Armed with the knowledge of my strengths and my weaknesses, my skills and my interests, I can choose my career and decide what else I should do in life. If my self-assessment is accurate, my varṇa dharma becomes obvious. If I am lucky, I’ll find the kind of work I love and am good at. All I need to do then is to work hard, be sincere and attentive. That will bring me joy and other rewards. I can also help those around me find work and activities that fit their profile and interests. The secret of happiness is to make others happy, especially those in my immediate circle. I cannot be happy if everyone around me is unhappy.

It’s also possible that, for whatever reason, I may not find the work that I love or the work I am qualified for. I may then have to settle for something less interesting. The work I am saddled with may not feel to be my svadharma at all. I may feel that my merit is not being recognized. When that happens, it is easy to feel frustrated and angry. But it doesn’t really help. When such impulses go unchecked, they can lead me into doing things that produce even more suffering. I need to find other ways to deal with my situation. One practical way is to do what work I can for the present while looking out for opportunities to do what truly matches my skills and aspirations. Patience and perseverance have never hurt anyone and usually are rewarded sooner or later.

Who wouldn’t want a work that is enjoyable and fulfilling? What if I am not so lucky to get it even after trying my best? If I am a devotee or a spiritual seeker, I will then view whatever work becomes mine as something that God wants me to do. I’ll remind myself that God has put me in this situation for a reason. It’s necessary for me to learn some lessons in life that I haven’t learnt yet. No matter how boring or uninspiring, I’ll try to do the work to the best of my ability, as skillfully as I can, in a spirit of karma yoga, recognizing that doing the work in this manner is my svadharma now.

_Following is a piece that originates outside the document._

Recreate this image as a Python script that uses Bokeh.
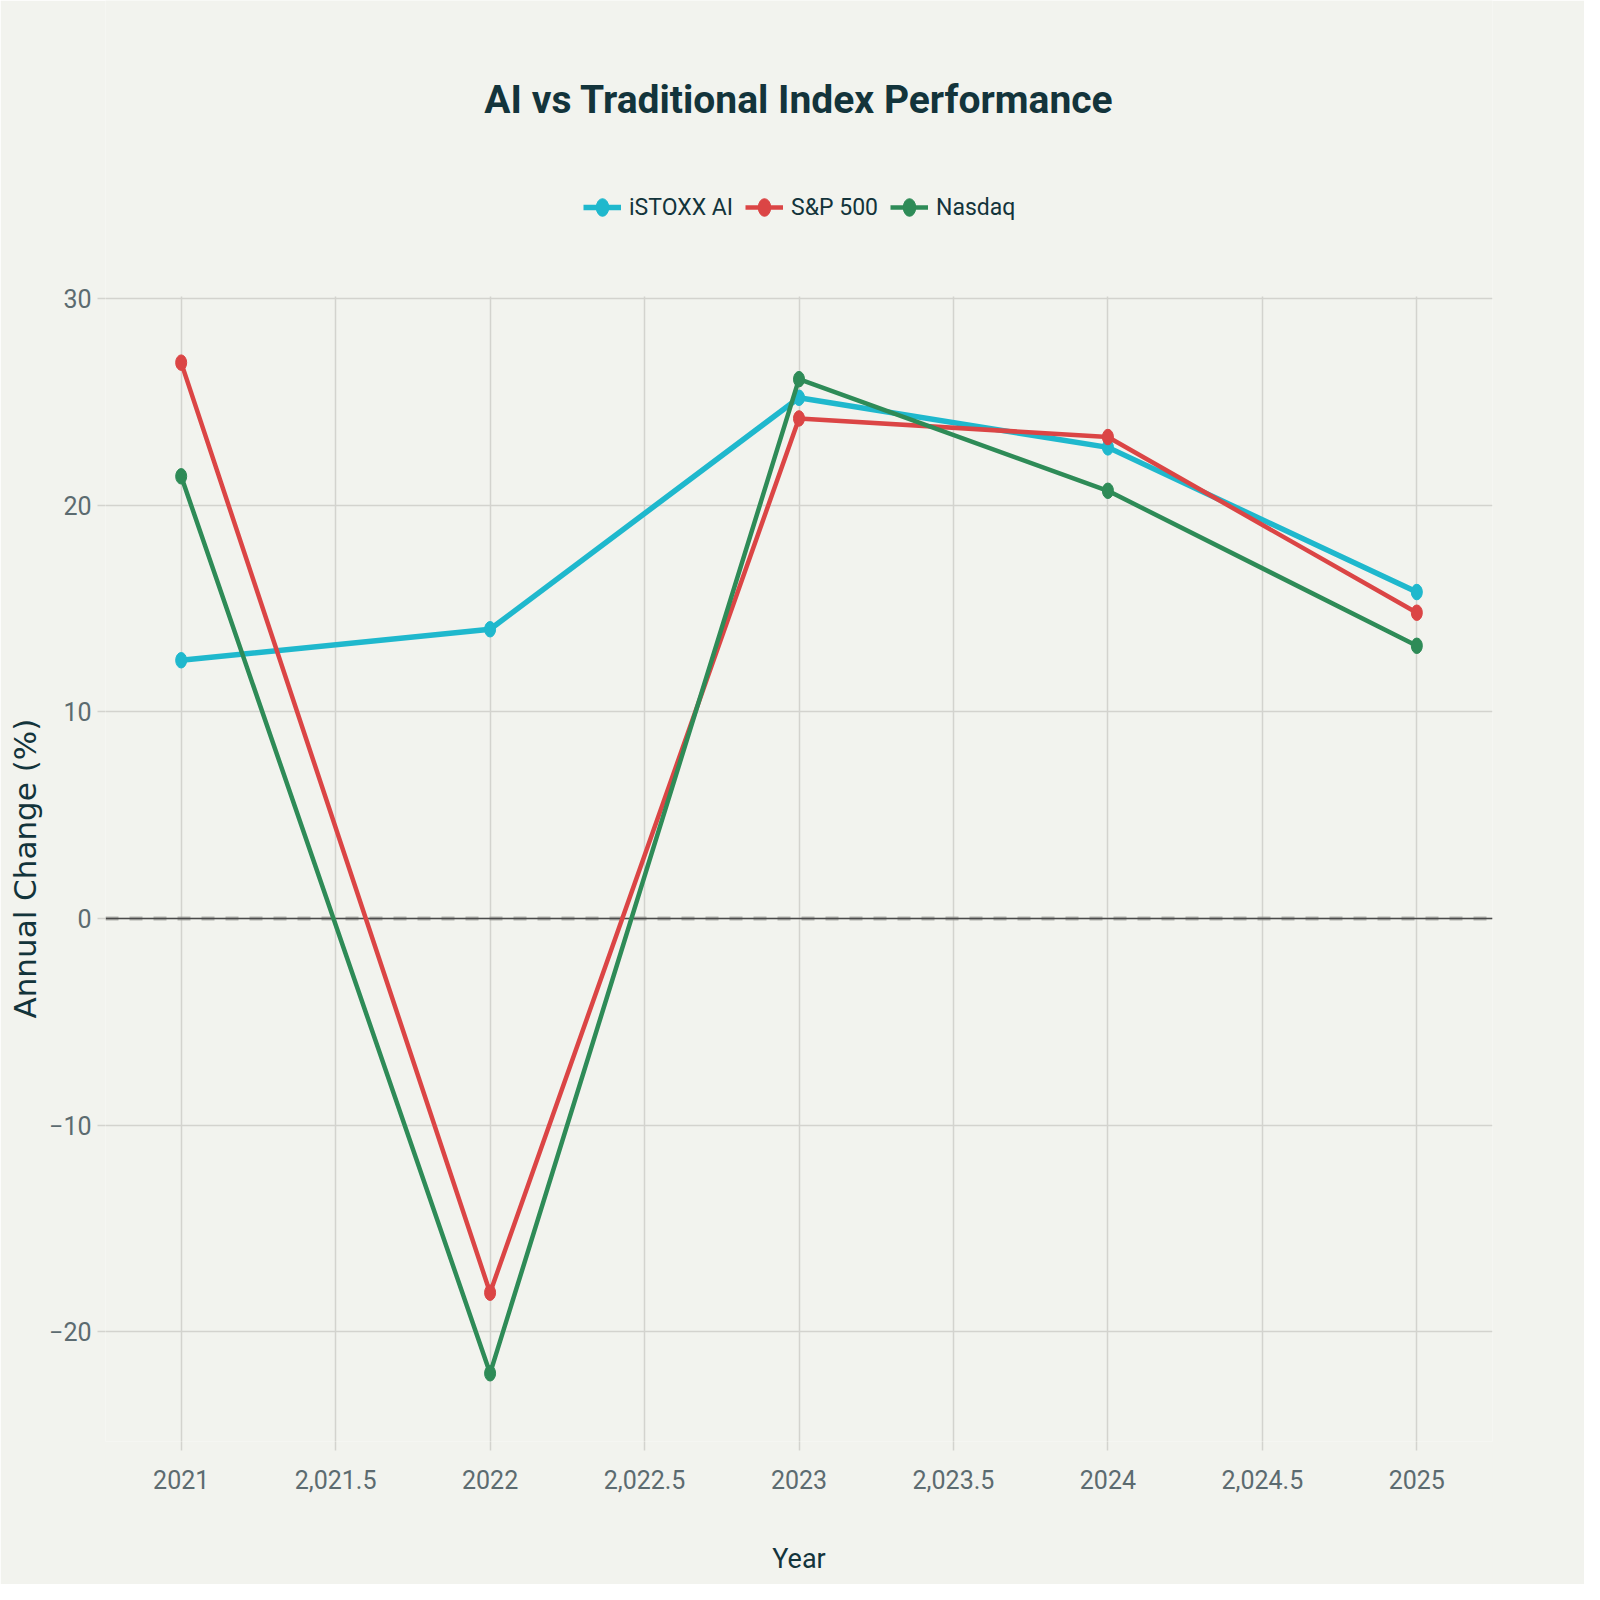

All of this applies not only to the work I do to earn my livelihood but also to every other activity of mine.

The truth is that when we do something in the spirit of karma yoga, it somehow becomes meaningful and joyful even if it wasn’t something we were originally thrilled about. Not many realize that all work is really done by God. This is not recognized because the ego gets in the way and appropriates all agency to itself. If we succeed in minimizing—and then eliminating—the ego, we will know that all efforts are powered by God, who pervades everything and everyone. Every duty stops being “duty” when done as karma yoga, it becomes a form of worship, and leads to perfection and spiritual freedom (Gītā 18.46).

We don’t know if there will ever be a time when everyone in the world will realize this. It sure feels unlikely. Be that as it may, no power in the world can stop me from thinking that every work that makes me unselfish is my duty. Every work that is powered through love and kindness is my duty. Every work that is based on truth is my duty. Every work done in a spirit of worship is my duty. Not only should I think this way, I should also live this way day after day, month after month, year after year. If I do this, nothing else matters. If I don’t do this, what does my life matter?